Depends on the child and the SN. Although an inappropriate placement affects the child with SN far more than the other kids in the class. So your woman I'd wrong there. Think perhaps she chose slightly the wrong audience when discussing certain aspects of this with you??? (not sure what posesses people sometimes)

Luckily ds1 will never have to set foot near a mainstream school again. I would tie myself to railings to prevent it. He needs an entirely different education to nt kids - in his SLD school he's getting it.

sickofsocalledexperts · 26/01/2010 20:13

Must admit that it makes me quite proud of this country that we have such an inclusive education system - it's not perfect, but it's way better than in other countries, where SN kids are thrown into little-better-than asylums still, and considered uneducable. And it also makes me quite proud of our STATE school system, as believe me the private schools are not queueing up to take in SEN kids (or, as they would see it, muck up their league table positions!)

heQet · 26/01/2010 20:16

I think a lot of people have this attitude. children with special needs are ok to be in mainstream, as long as their child isn't 'affected' in any way.

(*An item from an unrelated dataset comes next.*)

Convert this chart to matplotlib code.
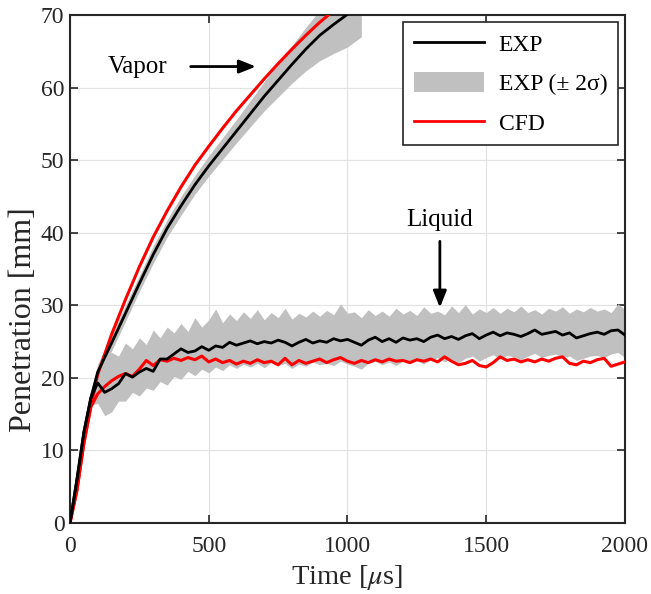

Every parent thinks of their child first. I have come to accept that nobody is looking to do my kids any favours and I have to fight for them, and everyone else will be doing the same.

I had one bloke at the school gate saying how nice it was for the other kids to have my children in the school and then he went on to mumble something about but it's important to make sure that the other children aren't disrupted and I think he had something he was hinting at but my children aren't disrupting anything and I lost interest and started thinking about shoes.